WORK TO BE COMPLETED :: Write out every line exactly, from the start of the records below to the line with "plt.rcParams['font.family'] = ['Liberation", and stop there. Don't write out the pictures.

PROVIDED INFORMATION ::
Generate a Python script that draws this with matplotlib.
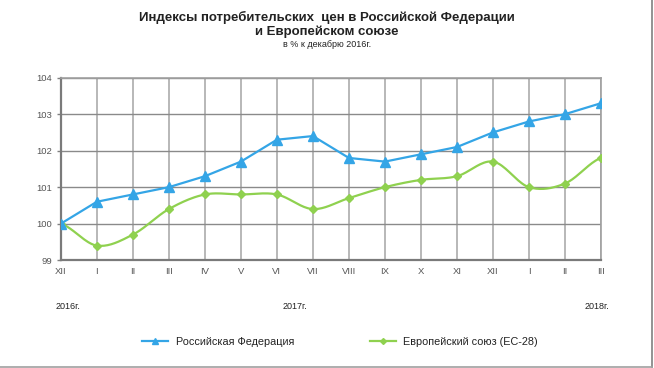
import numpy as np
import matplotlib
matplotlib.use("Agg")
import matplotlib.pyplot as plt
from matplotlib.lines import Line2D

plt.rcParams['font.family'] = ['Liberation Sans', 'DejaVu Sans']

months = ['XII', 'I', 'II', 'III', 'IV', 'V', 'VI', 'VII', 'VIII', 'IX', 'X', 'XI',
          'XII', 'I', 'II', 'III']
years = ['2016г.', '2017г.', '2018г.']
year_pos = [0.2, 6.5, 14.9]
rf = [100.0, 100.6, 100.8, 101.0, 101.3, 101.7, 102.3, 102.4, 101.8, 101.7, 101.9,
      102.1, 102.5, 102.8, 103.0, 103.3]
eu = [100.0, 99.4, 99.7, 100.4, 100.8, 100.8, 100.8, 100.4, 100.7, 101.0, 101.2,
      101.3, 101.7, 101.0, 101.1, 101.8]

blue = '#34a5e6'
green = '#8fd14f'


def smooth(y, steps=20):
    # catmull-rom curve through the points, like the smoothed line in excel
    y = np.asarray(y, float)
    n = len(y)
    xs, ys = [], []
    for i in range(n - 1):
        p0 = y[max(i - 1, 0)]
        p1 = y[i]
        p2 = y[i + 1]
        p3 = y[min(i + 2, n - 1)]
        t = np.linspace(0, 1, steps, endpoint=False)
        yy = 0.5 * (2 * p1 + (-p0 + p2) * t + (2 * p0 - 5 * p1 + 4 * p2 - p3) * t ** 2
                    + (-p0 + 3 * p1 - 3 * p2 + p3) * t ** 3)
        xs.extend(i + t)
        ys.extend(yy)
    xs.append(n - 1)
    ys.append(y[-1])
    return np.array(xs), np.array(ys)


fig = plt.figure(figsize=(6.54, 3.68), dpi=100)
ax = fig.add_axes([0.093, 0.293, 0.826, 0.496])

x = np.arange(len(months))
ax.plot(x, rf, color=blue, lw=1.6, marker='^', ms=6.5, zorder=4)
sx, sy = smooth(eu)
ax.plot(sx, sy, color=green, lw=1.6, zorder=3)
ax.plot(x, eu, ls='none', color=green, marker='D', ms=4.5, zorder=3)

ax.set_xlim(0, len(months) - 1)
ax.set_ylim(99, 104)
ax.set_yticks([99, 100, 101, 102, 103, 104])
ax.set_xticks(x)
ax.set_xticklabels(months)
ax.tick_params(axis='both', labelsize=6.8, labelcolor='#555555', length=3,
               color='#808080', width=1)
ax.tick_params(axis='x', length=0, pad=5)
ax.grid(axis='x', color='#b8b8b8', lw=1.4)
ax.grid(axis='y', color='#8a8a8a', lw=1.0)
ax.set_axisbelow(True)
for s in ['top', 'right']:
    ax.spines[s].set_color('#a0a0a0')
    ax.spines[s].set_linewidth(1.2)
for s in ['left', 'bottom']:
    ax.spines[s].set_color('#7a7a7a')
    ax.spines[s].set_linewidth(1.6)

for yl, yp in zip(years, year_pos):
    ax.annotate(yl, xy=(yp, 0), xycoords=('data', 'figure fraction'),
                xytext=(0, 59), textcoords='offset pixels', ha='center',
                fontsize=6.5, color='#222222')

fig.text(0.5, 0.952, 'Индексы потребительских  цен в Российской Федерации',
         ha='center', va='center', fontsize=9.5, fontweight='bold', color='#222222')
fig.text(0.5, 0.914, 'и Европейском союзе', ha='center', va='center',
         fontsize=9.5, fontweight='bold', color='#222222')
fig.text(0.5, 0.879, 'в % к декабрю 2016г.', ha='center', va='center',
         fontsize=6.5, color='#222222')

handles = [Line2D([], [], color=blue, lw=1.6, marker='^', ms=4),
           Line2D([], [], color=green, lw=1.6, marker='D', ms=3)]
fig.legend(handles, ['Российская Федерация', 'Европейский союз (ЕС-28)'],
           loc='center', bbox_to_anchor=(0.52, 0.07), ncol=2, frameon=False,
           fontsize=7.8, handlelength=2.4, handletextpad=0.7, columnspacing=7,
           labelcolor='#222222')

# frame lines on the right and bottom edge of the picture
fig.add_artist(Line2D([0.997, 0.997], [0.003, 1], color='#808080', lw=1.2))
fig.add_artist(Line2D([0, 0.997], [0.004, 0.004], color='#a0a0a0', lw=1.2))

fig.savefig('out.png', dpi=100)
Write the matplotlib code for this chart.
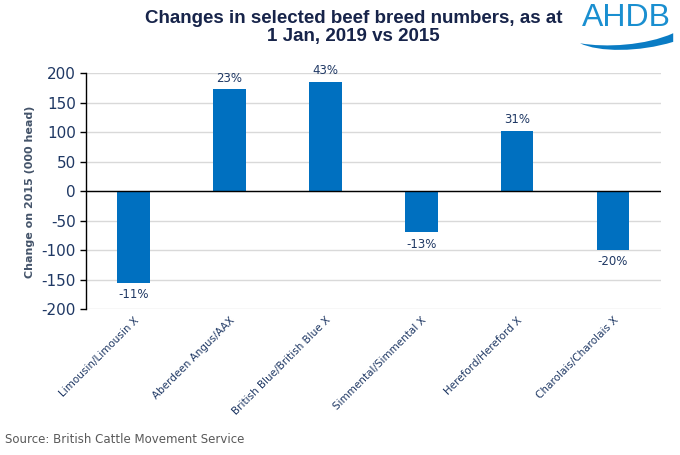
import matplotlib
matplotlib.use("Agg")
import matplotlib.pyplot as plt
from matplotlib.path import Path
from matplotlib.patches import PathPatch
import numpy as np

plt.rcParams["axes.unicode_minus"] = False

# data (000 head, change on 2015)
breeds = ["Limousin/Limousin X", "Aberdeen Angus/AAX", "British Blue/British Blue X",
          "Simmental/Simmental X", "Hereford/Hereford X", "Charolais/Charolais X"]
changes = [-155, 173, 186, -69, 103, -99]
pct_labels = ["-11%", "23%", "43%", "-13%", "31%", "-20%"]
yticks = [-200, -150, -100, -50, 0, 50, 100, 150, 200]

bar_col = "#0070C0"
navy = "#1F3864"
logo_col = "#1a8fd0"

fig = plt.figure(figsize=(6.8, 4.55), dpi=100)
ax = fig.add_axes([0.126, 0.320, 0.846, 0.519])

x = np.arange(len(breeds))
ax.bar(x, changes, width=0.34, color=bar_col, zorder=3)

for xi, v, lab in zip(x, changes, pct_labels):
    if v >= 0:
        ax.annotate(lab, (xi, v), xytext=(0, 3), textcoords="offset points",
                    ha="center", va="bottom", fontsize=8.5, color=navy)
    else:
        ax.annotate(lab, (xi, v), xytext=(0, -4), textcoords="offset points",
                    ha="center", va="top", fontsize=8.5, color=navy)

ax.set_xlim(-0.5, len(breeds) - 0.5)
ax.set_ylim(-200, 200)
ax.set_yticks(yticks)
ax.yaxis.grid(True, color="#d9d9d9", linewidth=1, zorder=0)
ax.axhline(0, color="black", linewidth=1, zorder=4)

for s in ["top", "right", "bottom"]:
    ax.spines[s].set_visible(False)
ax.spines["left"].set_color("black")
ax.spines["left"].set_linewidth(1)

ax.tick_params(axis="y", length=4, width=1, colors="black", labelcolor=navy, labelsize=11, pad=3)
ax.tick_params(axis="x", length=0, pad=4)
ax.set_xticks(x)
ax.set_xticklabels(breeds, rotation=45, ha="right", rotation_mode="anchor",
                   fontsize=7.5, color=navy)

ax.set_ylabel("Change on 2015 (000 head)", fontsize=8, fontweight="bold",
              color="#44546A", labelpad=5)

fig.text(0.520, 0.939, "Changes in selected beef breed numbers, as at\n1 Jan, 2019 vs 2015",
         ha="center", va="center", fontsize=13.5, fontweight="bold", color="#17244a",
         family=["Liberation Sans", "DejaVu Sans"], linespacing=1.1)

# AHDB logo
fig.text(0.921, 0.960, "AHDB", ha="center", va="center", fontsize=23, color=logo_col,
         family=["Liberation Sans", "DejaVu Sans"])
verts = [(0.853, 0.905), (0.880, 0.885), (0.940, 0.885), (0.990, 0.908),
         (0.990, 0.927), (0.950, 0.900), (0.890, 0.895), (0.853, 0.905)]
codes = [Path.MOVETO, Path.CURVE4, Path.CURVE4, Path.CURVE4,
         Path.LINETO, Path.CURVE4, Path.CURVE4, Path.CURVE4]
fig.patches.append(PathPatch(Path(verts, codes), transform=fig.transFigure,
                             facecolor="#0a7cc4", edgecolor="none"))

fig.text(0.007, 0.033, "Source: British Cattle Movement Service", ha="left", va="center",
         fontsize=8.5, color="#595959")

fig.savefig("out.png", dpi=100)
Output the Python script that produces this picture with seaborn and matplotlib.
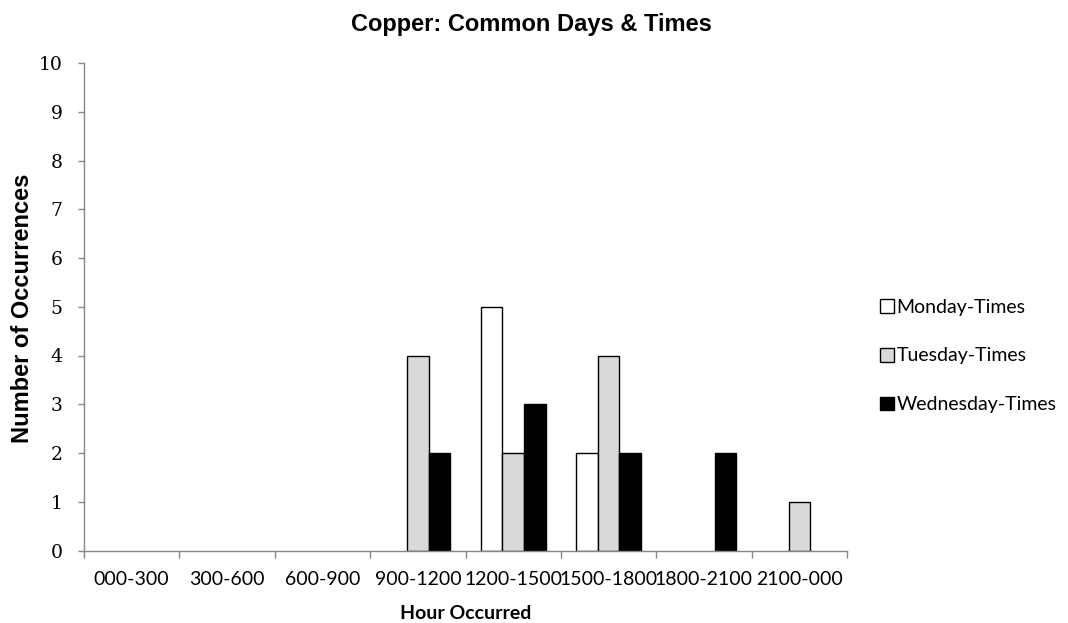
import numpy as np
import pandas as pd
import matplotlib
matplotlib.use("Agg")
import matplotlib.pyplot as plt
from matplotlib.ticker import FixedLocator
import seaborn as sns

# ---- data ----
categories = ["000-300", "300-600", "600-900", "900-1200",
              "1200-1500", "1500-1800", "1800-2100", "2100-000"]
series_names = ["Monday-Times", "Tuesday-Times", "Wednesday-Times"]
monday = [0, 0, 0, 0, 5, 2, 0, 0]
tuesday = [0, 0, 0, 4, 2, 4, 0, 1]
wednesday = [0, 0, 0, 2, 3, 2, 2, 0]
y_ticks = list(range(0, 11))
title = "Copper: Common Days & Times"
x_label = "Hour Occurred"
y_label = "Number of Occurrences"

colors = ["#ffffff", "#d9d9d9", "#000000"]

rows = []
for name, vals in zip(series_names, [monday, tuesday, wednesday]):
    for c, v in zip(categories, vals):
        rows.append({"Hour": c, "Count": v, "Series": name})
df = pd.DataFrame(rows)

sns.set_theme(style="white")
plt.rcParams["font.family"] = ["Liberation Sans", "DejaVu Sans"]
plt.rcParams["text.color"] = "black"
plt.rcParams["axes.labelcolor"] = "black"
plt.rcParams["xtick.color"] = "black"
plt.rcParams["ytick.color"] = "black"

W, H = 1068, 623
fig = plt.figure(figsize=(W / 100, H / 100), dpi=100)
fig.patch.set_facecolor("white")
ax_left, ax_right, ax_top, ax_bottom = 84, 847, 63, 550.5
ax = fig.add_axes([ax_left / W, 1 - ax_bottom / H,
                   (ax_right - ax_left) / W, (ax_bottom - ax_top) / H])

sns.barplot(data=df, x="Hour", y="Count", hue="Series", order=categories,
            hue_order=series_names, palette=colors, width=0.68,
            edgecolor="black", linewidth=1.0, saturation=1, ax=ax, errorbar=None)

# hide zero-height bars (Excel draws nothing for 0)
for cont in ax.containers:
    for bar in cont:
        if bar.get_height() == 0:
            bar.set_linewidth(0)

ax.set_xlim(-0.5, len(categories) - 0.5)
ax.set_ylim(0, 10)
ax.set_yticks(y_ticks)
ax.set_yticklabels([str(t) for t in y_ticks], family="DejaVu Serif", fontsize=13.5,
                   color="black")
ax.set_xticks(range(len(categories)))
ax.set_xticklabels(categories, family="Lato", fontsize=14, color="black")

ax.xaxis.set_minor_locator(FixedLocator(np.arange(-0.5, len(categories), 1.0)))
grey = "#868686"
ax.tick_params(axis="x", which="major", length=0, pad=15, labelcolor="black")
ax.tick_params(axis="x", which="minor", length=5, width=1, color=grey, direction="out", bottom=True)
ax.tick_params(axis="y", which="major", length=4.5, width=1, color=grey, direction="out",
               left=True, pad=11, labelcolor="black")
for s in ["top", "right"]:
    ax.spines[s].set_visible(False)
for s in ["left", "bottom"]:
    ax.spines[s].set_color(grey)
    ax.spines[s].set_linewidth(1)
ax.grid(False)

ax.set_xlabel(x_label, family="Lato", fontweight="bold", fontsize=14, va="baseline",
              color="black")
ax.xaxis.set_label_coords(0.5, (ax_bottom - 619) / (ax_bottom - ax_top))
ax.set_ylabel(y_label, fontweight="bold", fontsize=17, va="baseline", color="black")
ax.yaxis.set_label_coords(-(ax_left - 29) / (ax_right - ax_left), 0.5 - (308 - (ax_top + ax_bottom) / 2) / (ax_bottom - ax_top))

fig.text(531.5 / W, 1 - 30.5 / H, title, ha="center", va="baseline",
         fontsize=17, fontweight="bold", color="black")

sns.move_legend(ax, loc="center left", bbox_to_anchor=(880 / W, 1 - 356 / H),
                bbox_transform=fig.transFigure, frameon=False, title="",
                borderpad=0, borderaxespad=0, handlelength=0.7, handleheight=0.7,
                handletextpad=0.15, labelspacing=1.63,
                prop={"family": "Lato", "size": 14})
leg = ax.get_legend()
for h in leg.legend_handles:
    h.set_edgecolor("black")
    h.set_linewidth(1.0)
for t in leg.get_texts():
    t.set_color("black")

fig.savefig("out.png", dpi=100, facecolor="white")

FULL OUTPUT ::
Generate a Python script that draws this with matplotlib.
import numpy as np
import matplotlib
matplotlib.use("Agg")
import matplotlib.pyplot as plt
from matplotlib.lines import Line2D

plt.rcParams['font.family'] = ['Liberation Sans', 'DejaVu Sans']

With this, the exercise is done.